Video
Successful zero-based budgeting is far more complex than simply ignoring last year's budget—it represents a fundamental shift in the company's overall approach to cost management. Tracy Thurkow, a partner with Bain's Results Delivery practice, discusses a few ways ways to rethink zero-based budgeting as a capability that both requires and enables culture change.
Read the transcript below.
TRACY THURKOW: [Zero-based budgeting] is often just as much about culture change as it is about changing the budget. If you go into it believing that you simply have to start next year's budget at zero, you'll probably not be prepared for the mindsets and behaviors that the cost management discipline requires. At its best, ZBB should feel like a team sport, with you and finance and other business leaders on the same team. And that can be pretty different than how budgeting is done today.
To achieve this, you need to believe a couple of things. First, you need to believe that ZBB is more than a mechanical exercise driven by finance. It's really about you digging into the details and understanding the trade-offs, so that you can help the organization put every dollar to its best use.

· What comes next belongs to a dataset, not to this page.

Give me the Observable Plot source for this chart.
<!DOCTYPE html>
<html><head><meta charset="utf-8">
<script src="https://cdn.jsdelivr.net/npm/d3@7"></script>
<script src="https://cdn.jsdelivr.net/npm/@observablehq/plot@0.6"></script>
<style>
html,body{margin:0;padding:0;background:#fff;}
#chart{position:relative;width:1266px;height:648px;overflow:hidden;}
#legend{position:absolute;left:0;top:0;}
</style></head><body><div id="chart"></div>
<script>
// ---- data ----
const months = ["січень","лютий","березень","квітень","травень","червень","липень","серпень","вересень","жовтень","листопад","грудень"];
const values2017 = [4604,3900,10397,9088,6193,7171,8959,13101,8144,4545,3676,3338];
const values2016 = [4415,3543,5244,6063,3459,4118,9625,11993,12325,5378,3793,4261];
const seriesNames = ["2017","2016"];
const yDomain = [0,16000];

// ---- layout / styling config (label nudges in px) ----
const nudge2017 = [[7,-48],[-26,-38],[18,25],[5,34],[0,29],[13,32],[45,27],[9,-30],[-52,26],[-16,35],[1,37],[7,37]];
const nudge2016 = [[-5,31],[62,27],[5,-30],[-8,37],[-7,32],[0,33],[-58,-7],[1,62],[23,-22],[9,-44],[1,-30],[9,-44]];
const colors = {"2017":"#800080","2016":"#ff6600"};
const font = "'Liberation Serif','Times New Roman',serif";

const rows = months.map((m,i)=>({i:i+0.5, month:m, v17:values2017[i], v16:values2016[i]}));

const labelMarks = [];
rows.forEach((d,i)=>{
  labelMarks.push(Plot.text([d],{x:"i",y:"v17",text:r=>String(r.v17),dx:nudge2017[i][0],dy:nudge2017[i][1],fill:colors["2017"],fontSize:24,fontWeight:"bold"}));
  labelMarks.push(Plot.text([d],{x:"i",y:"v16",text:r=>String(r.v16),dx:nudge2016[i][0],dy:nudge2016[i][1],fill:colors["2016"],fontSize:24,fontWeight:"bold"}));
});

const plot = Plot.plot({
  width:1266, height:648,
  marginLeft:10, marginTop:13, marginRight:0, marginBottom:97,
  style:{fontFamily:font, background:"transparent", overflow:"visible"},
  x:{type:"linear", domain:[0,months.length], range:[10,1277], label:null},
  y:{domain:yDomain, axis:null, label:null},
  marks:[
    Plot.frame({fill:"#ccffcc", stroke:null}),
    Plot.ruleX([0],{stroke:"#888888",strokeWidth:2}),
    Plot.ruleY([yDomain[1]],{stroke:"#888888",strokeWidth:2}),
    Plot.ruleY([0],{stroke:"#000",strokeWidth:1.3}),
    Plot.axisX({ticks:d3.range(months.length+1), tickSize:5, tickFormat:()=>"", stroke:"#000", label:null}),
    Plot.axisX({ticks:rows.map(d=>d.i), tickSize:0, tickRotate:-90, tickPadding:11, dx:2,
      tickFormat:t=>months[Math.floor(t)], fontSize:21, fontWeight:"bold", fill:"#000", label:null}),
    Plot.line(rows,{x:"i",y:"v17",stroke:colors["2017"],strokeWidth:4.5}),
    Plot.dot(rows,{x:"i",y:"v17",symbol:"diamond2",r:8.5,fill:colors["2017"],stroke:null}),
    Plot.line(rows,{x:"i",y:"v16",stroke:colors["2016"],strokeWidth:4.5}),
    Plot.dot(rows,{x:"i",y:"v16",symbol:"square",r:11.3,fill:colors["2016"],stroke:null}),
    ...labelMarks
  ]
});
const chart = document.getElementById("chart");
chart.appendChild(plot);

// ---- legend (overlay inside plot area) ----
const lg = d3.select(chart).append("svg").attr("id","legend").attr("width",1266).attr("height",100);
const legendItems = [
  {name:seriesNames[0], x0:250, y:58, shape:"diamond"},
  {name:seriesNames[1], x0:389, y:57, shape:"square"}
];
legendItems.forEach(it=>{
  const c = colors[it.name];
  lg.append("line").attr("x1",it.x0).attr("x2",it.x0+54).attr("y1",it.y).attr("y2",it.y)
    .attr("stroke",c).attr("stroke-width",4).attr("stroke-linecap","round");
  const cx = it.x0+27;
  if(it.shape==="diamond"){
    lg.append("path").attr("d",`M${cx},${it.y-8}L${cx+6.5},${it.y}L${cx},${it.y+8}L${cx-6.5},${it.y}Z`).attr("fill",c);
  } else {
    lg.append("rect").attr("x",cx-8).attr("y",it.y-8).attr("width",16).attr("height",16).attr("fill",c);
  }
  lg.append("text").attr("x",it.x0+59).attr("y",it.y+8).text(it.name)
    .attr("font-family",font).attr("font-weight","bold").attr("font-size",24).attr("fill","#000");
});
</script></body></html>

You also have to believe that greater standardization and greater transparency are worth it. You will find savings to unlock if you look across the organization. You've got to figure out how to inspire people to achieve those savings by putting them to better use than what the money is being spent on today. So as you contemplate ZBB, my advice is to put as much energy into the culture change, developing those mindsets and behaviors as you do, into developing the financial benchmarks and using financial tools and analysis, and to make sure that the people who are catalyzing the culture change are recognized and supported for doing so.